* STATED TASK: Only the lines between the line with "The picture is" and the line with "plt.rcParams['font.family'] = ['Liberation", together with those two lines themselves, are to be copied exactly.

* COLLECTED DATA:

## begin

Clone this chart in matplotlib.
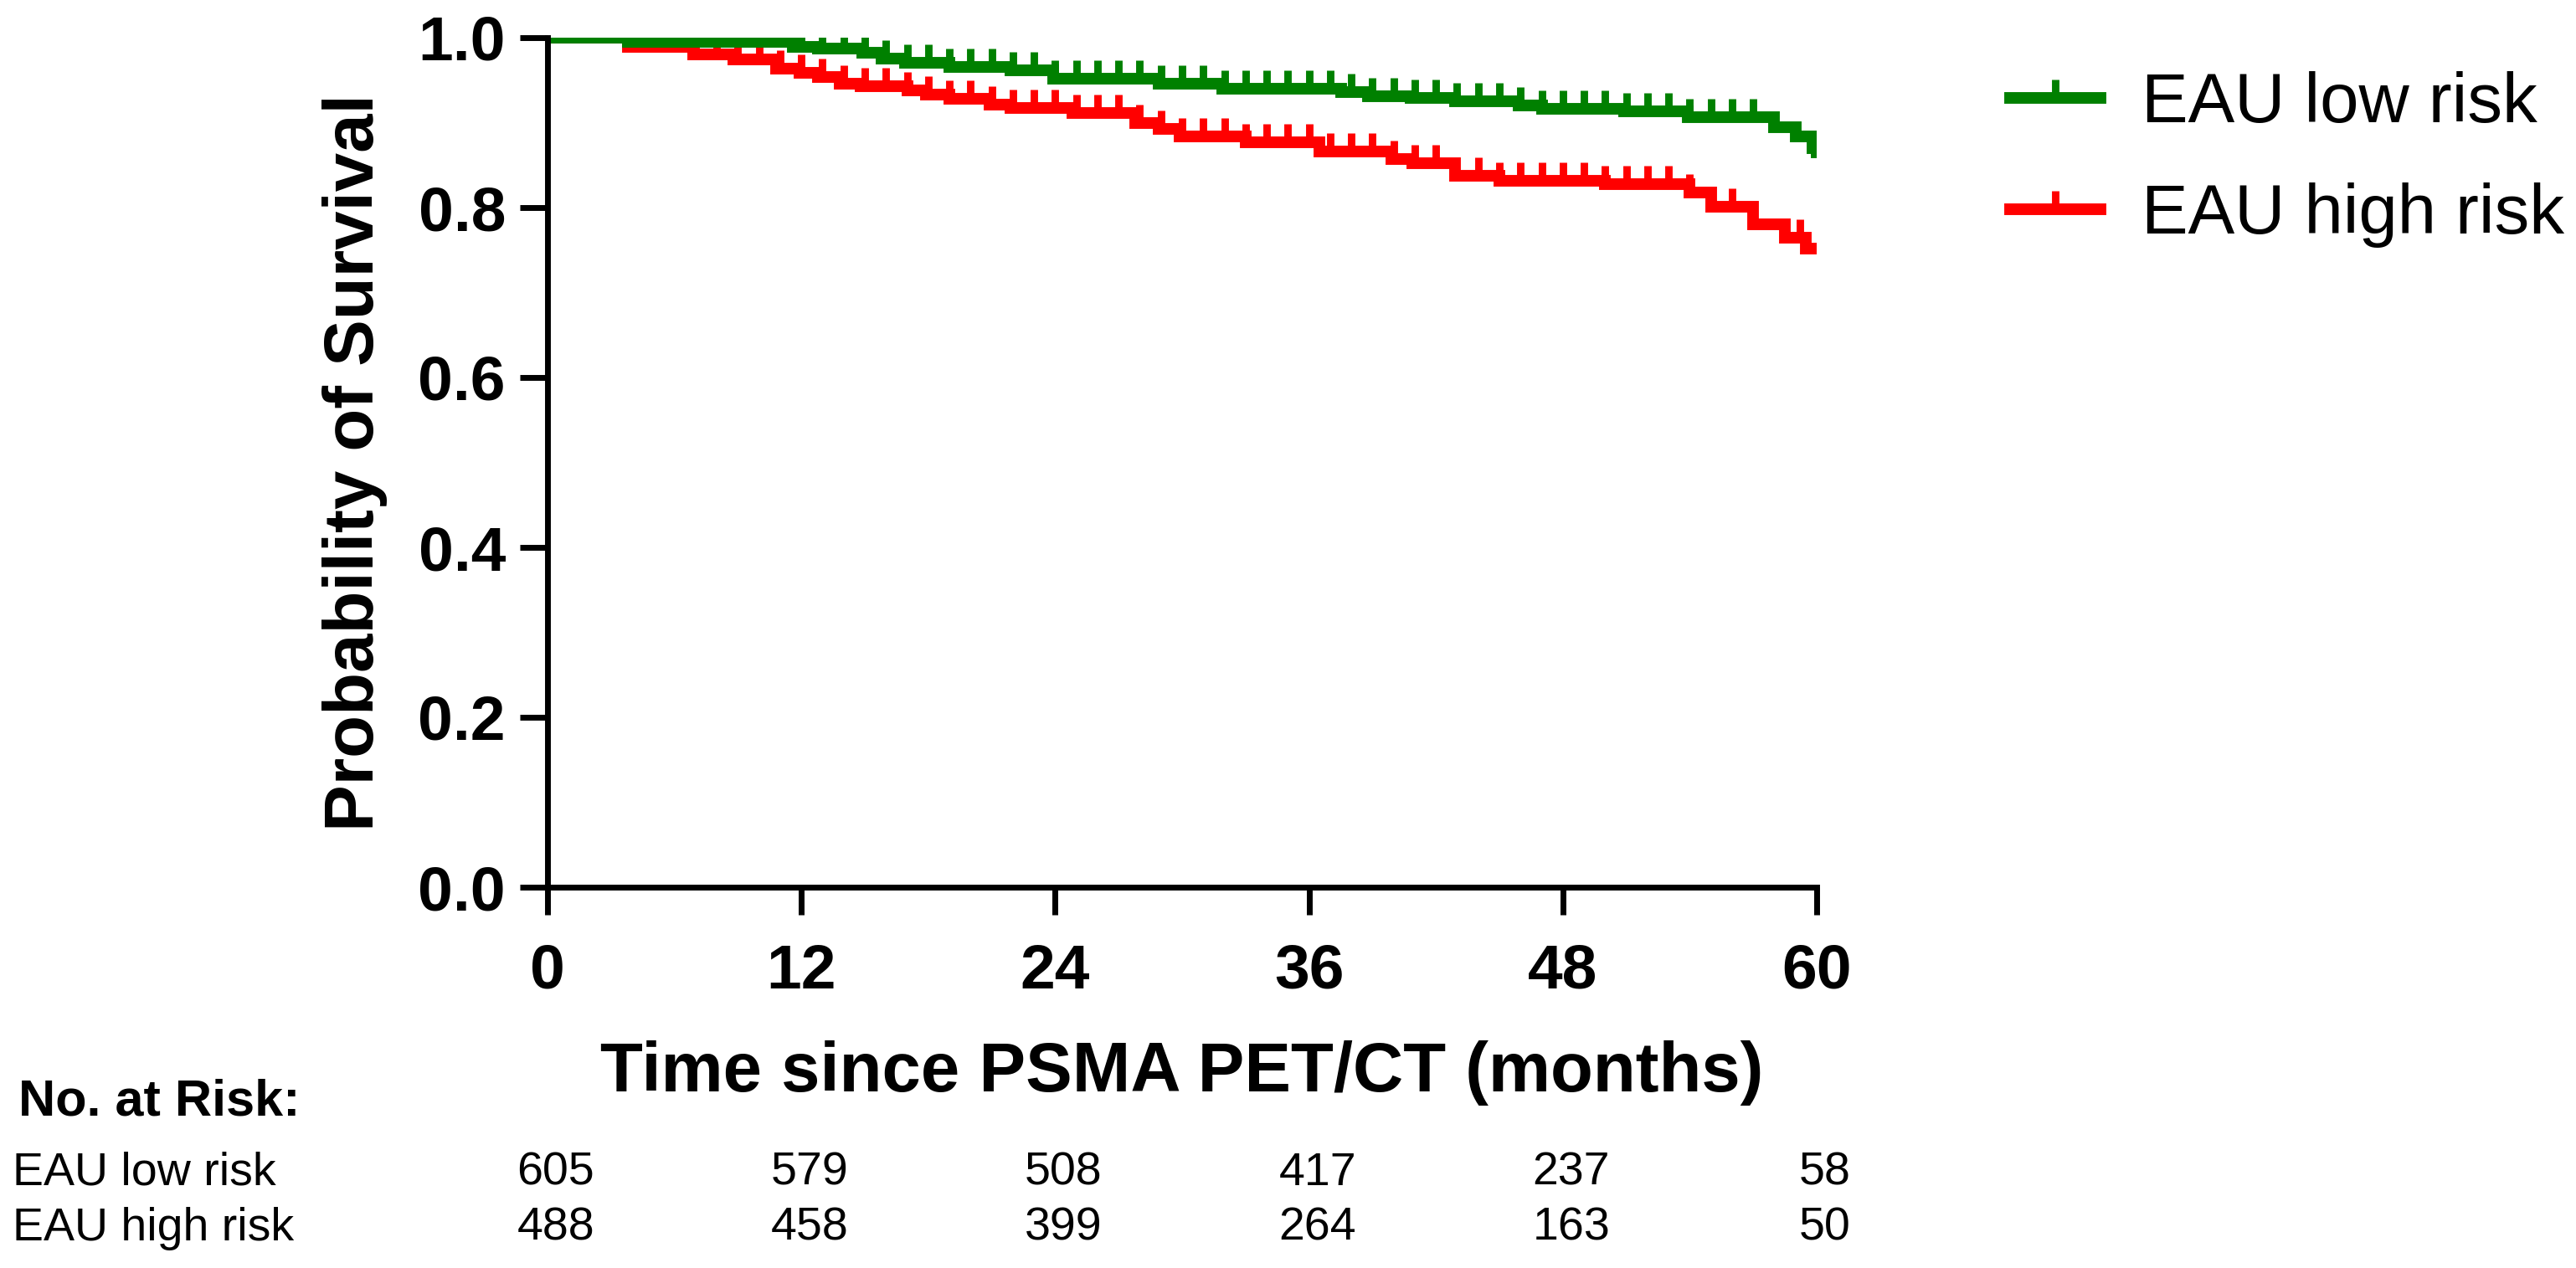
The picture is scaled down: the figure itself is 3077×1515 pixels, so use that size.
import numpy as np
import matplotlib
matplotlib.use("Agg")
import matplotlib.pyplot as plt
from matplotlib.lines import Line2D

plt.rcParams['font.family'] = ['Liberation Sans', 'DejaVu Sans']

# Kaplan-Meier steps (months, survival)
low_t = [0, 3.8, 11.6, 12.8, 14.9, 15.8, 16.9, 19.0, 21.9, 23.9, 28.9, 31.9,
         37.5, 38.8, 40.8, 42.9, 45.9, 47.0, 50.9, 53.9, 58.0, 59.0, 59.8, 60]
low_s = [1.0, 0.995, 0.989, 0.987, 0.982, 0.975, 0.970, 0.966, 0.962, 0.952, 0.946, 0.940,
         0.936, 0.931, 0.929, 0.925, 0.920, 0.916, 0.913, 0.906, 0.895, 0.884, 0.870, 0.865]

high_t = [0, 3.8, 6.9, 8.8, 10.8, 11.9, 12.8, 13.8, 14.8, 17.0, 17.9, 19.0, 20.9, 21.9,
          24.8, 27.8, 28.9, 29.9, 33.0, 36.5, 39.9, 40.9, 42.9, 45.0, 50.0, 54.0, 55.0,
          57.0, 58.5, 59.5, 60]
high_s = [1.0, 0.989, 0.980, 0.974, 0.964, 0.959, 0.954, 0.946, 0.943, 0.938, 0.933, 0.928,
          0.921, 0.917, 0.911, 0.900, 0.893, 0.884, 0.877, 0.866, 0.857, 0.852, 0.837, 0.832,
          0.828, 0.818, 0.801, 0.780, 0.765, 0.752, 0.752]

# censored observations (tick marks)
low_cens = [0.3, 1.1, 1.6, 4, 5, 6, 7, 8, 9, 10, 11, 12, 13, 14, 15, 16, 17, 18, 19, 20,
            21, 22, 23, 24, 25, 26, 27, 28, 29, 30, 31, 32, 33, 34, 35, 36, 37, 38, 39, 40,
            41, 42, 43, 44, 45, 46, 47, 48, 49, 50, 51, 52, 53, 54, 55, 56, 57]
high_cens = [2.1, 4, 5, 6, 7, 8, 9, 10, 11, 12, 13, 14, 15, 16, 17, 18, 19, 20, 21, 22,
             23, 24, 25, 26, 27, 28, 29, 30, 31, 32, 33, 34, 35, 36, 37, 38, 39, 40, 41,
             42, 44, 45, 46, 47, 48, 49, 50, 51, 52, 53, 54, 56, 59.2]

groups = ['EAU low risk', 'EAU high risk']
risk_times = [0, 12, 24, 36, 48, 60]
risk_low = [605, 579, 508, 417, 237, 58]
risk_high = [488, 458, 399, 264, 163, 50]

W, H = 3077, 1515
fig = plt.figure(figsize=(W / 200, H / 200), dpi=200)
ax = fig.add_axes([654 / W, 1 - 1060 / H, (2170 - 654) / W, 1015 / H])


def surv_at(times, t, s):
    idx = np.searchsorted(t, times, side='right') - 1
    return np.array(s)[idx]


LW, MS, MEW = 5.0, 8, 3.2
series = [(high_t, high_s, high_cens, 'red'), (low_t, low_s, low_cens, 'green')]
for t, s, cens, col in series:
    ax.step(t, s, where='post', color=col, lw=LW, solid_joinstyle='miter')
    ax.plot(cens, surv_at(cens, t, s), ls='none', marker=2, ms=MS, mew=MEW, color=col)

ax.set_xlim(0, 60)
ax.set_ylim(0, 1.0)
ax.set_xticks(risk_times)
ax.set_yticks([0.0, 0.2, 0.4, 0.6, 0.8, 1.0])
ax.set_yticklabels(['0.0', '0.2', '0.4', '0.6', '0.8', '1.0'])
for side in ['top', 'right']:
    ax.spines[side].set_visible(False)
for side in ['left', 'bottom']:
    ax.spines[side].set_linewidth(2.5)
ax.tick_params(width=2.5, length=12, labelsize=27, pad=6)
ax.tick_params(axis='x', pad=12)
for lab in ax.get_xticklabels() + ax.get_yticklabels():
    lab.set_fontweight('bold')

ax.set_ylabel('Probability of Survival', fontsize=30, fontweight='bold')
ax.yaxis.set_label_coords(-0.126, 0.5)
ax.set_xlabel('Time since PSMA PET/CT (months)', fontsize=30, fontweight='bold')
ax.xaxis.set_label_coords(0.5, -0.18)

handles = [Line2D([], [], color='green', lw=LW, marker=2, ms=MS, mew=MEW),
           Line2D([], [], color='red', lw=LW, marker=2, ms=MS, mew=MEW)]
fig.legend(handles, groups, loc='upper left', bbox_to_anchor=(2326 / W, 1 - 10 / H),
           frameon=False, fontsize=30, numpoints=1, handlelength=1.3,
           handletextpad=0.58, labelspacing=0.66)

# number at risk table
fig.text(22 / W, 1 - 1317 / H, 'No. at Risk:', fontsize=22, fontweight='bold', va='center')
for row, (name, vals) in enumerate(zip(groups, [risk_low, risk_high])):
    y = 1 - (1402 + 66 * row) / H
    fig.text(15 / W, y, name, fontsize=20, va='center')
    for tm, v in zip(risk_times, vals):
        xf = (654 + tm * (2170 - 654) / 60 + 10) / W
        fig.text(xf, y, str(v), fontsize=20, va='center', ha='center')

fig.savefig('out.png', dpi=200)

## end

* PROBLEM SOLUTION:
The picture is scaled down: the figure itself is 3077×1515 pixels, so use that size.
import numpy as np
import matplotlib
matplotlib.use("Agg")
import matplotlib.pyplot as plt
from matplotlib.lines import Line2D

plt.rcParams['font.family'] = ['Liberation Sans', 'DejaVu Sans']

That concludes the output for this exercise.